Managed IT is broad, covering a wide range of functions that keep a business’s digital operations healthy. Most providers offer network monitoring, data backup and recovery, help desk support, software updates, and cloud management. Many also bundle in strategic planning, helping businesses decide when to upgrade hardware or migrate to new platforms.

Cybersecurity is one of the most important components of any managed IT package. Providers typically handle firewall management, endpoint protection, threat detection, and employee security training. As cyber threats grow more sophisticated, having a dedicated team monitoring for suspicious activity and responding to incidents in real time has become less of a luxury and more of a necessity for businesses of every size.

The Case for Managed IT

Small and mid-sized businesses often lack the budget to build a full internal IT department.

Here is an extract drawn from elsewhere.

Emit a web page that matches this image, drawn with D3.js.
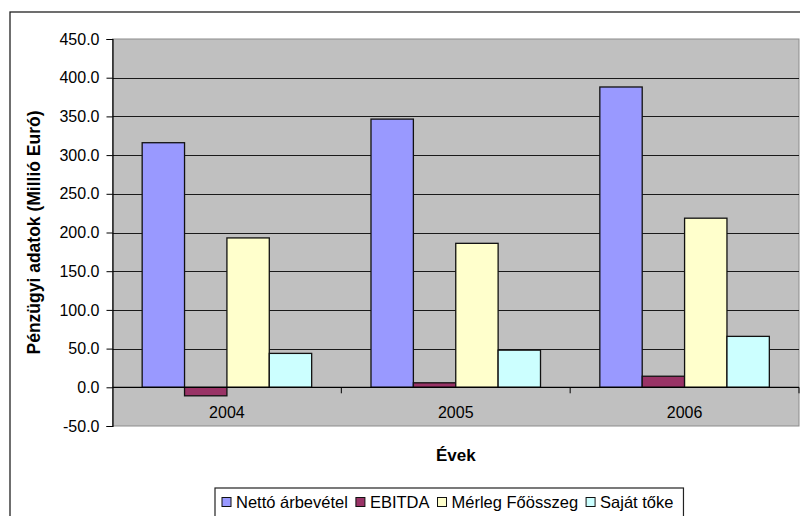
<!DOCTYPE html>
<html>
<head>
<meta charset="utf-8">
<script src="https://cdn.jsdelivr.net/npm/d3@7"></script>
<style>
  html, body { margin: 0; padding: 0; background: #fff; }
  svg { display: block; font-family: "Liberation Sans", Arial, sans-serif; }
</style>
</head>
<body>
<svg id="chart" width="800" height="516"></svg>
<script>
// Financial figures per year (million euro)
const years = ["2004", "2005", "2006"];
const seriesNames = ["Nettó árbevétel", "EBITDA", "Mérleg Főösszeg", "Saját tőke"];
const nettoArbevetel = [316, 346.5, 388];
const ebitda = [-11, 5.8, 14.3];
const merlegFoosszeg = [193, 186, 218.5];
const sajatToke = [43.8, 48, 65.8];
const seriesColors = ["#9999FF", "#993366", "#FFFFCC", "#CCFFFF"];
const yTicks = [-50, 0, 50, 100, 150, 200, 250, 300, 350, 400, 450];
const yAxisTitle = "Pénzügyi adatok (Millió Euró)";
const xAxisTitle = "Évek";

const seriesValues = [nettoArbevetel, ebitda, merlegFoosszeg, sajatToke];

const svg = d3.select("#chart");
const plot = { left: 112.5, right: 799, top: 39, bottom: 426 };

// Outer chart frame
svg.append("rect")
  .attr("x", 10).attr("y", 12).attr("width", 800).attr("height", 520)
  .attr("fill", "#fff").attr("stroke", "#222").attr("stroke-width", 1.3);

const y = d3.scaleLinear().domain([-50, 450]).range([plot.bottom, plot.top]);
const x0 = d3.scaleBand().domain(years).range([plot.left, plot.right]).padding(0);
const x1 = d3.scaleBand().domain(seriesNames).range([0, x0.bandwidth()])
  .paddingInner(0).paddingOuter(0.7);

// Plot background
svg.append("rect")
  .attr("x", plot.left).attr("y", plot.top)
  .attr("width", plot.right - plot.left).attr("height", plot.bottom - plot.top)
  .attr("fill", "#C0C0C0").attr("stroke", "#8c8c8c").attr("stroke-width", 1);

// Horizontal gridlines
svg.append("g")
  .selectAll("line")
  .data(yTicks.filter(t => t !== -50 && t !== 0 && t !== 450))
  .join("line")
  .attr("x1", plot.left).attr("x2", plot.right)
  .attr("y1", d => Math.round(y(d)) + 0.5).attr("y2", d => Math.round(y(d)) + 0.5)
  .attr("stroke", "#1a1a1a").attr("stroke-width", 1);

// Bars
const groups = svg.append("g")
  .selectAll("g")
  .data(years)
  .join("g")
  .attr("transform", d => `translate(${x0(d)},0)`);

groups.selectAll("rect")
  .data((yr, i) => seriesNames.map((name, s) => ({ name, s, value: seriesValues[s][i] })))
  .join("rect")
  .attr("x", d => x1(d.name))
  .attr("width", x1.bandwidth())
  .attr("y", d => y(Math.max(0, d.value)))
  .attr("height", d => Math.abs(y(d.value) - y(0)))
  .attr("fill", d => seriesColors[d.s])
  .attr("stroke", "#111")
  .attr("stroke-width", 1.3);

// Y axis (plain hyphen for negatives)
const fmt = d3.format(".1f");
const yAxis = d3.axisLeft(y)
  .tickValues(yTicks)
  .tickFormat(d => fmt(d).replace("\u2212", "-"))
  .tickSize(6)
  .tickPadding(7);
const yAxisG = svg.append("g")
  .attr("transform", `translate(${plot.left},0)`)
  .call(yAxis);
yAxisG.select(".domain").attr("stroke", "#000").attr("stroke-width", 1.2);
yAxisG.selectAll(".tick line").attr("stroke", "#000");
yAxisG.selectAll(".tick text")
  .attr("font-size", 16).attr("fill", "#000")
  .attr("font-family", "Liberation Sans, Arial, sans-serif");

// X axis along zero
const xAxisG = svg.append("g")
  .attr("transform", `translate(0,${y(0)})`);
xAxisG.append("line")
  .attr("x1", plot.left).attr("x2", plot.right)
  .attr("y1", 0).attr("y2", 0)
  .attr("stroke", "#000").attr("stroke-width", 1.3);
xAxisG.selectAll("line.cat-tick")
  .data(years.slice(1).concat(["end"]))
  .join("line")
  .attr("class", "cat-tick")
  .attr("x1", (d, i) => i < years.length - 1 ? x0(d) : plot.right)
  .attr("x2", (d, i) => i < years.length - 1 ? x0(d) : plot.right)
  .attr("y1", 0).attr("y2", 6)
  .attr("stroke", "#000");
xAxisG.selectAll("text")
  .data(years)
  .join("text")
  .attr("x", d => x0(d) + x0.bandwidth() / 2)
  .attr("y", 31)
  .attr("text-anchor", "middle")
  .attr("font-size", 16)
  .attr("fill", "#000")
  .text(d => d);

// Axis titles
svg.append("text")
  .attr("transform", `translate(40,${(plot.top + plot.bottom) / 2}) rotate(-90)`)
  .attr("text-anchor", "middle")
  .attr("font-size", 17.5)
  .attr("font-weight", "bold")
  .text(yAxisTitle);

svg.append("text")
  .attr("x", (plot.left + plot.right) / 2)
  .attr("y", 461)
  .attr("text-anchor", "middle")
  .attr("font-size", 17)
  .attr("font-weight", "bold")
  .text(xAxisTitle);

// Legend
const legend = svg.append("g");
const legendBox = legend.append("rect")
  .attr("x", 215).attr("y", 488).attr("height", 40)
  .attr("fill", "#fff").attr("stroke", "#222").attr("stroke-width", 1.2);
let lx = 222;
seriesNames.forEach((name, s) => {
  legend.append("rect")
    .attr("x", lx).attr("y", 497.5).attr("width", 9).attr("height", 9)
    .attr("fill", seriesColors[s]).attr("stroke", "#111").attr("stroke-width", 1);
  const t = legend.append("text")
    .attr("x", lx + 14).attr("y", 507.5)
    .attr("font-size", 16.5)
    .attr("fill", "#000")
    .text(name);
  lx += 14 + t.node().getComputedTextLength() + 8;
});
legendBox.attr("width", lx - 215 + 2);
</script>
</body>
</html>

Hiring, training, and retaining specialized staff for network administration, cybersecurity, and system architecture adds up quickly. Managed IT offers access to that same level of expertise for a predictable monthly fee, which makes budgeting easier and eliminates the guesswork of unexpected repair costs.

There’s also the matter of focus. When business owners and employees aren’t distracted by tech issues, they can concentrate on what actually drives revenue. Every hour spent troubleshooting a printer or restoring lost files is an hour not spent serving customers or closing deals. Managed IT providers absorb that burden, freeing internal teams to do the work they were hired to do.

Signs Your Business Might Need It

Not every company needs to make the switch immediately, but certain signs suggest it’s time to consider it. If your current IT support only responds after problems occur, if your team spends more time solving tech issues than growing the business, or if you have no formal backup or disaster recovery plan, those are red flags worth addressing.

Businesses that handle sensitive customer data, financial information, or operate in regulated industries have even more reason to prioritize strong cybersecurity practices. A single breach can damage a company’s reputation and result in significant financial and legal consequences. If your current setup can’t confidently answer how quickly a threat would be detected and contained, that’s a gap managed IT is built to close.

Weighing the Investment

Cost is often the first concern business owners raise, and it’s a fair one. Managed IT does require a consistent financial commitment, but it should be weighed against the cost of downtime, data loss, or a security incident. A single major outage or breach can easily exceed a year’s worth of managed service fees, not to mention the damage to customer trust.

It’s also worth considering scalability. As your business grows, your technology needs will change. A good managed IT provider adjusts alongside you, adding resources, updating security protocols, and refining systems as your operations expand.

Making the Decision

Deciding whether managed IT is right for your business ultimately comes down to evaluating your current risks, resources, and growth plans. If technology issues are eating into productivity, if cybersecurity feels like an afterthought rather than a priority, or if you simply want more predictability in your IT spending, it’s worth having a conversation with a provider to see what a tailored solution could look like for your specific situation.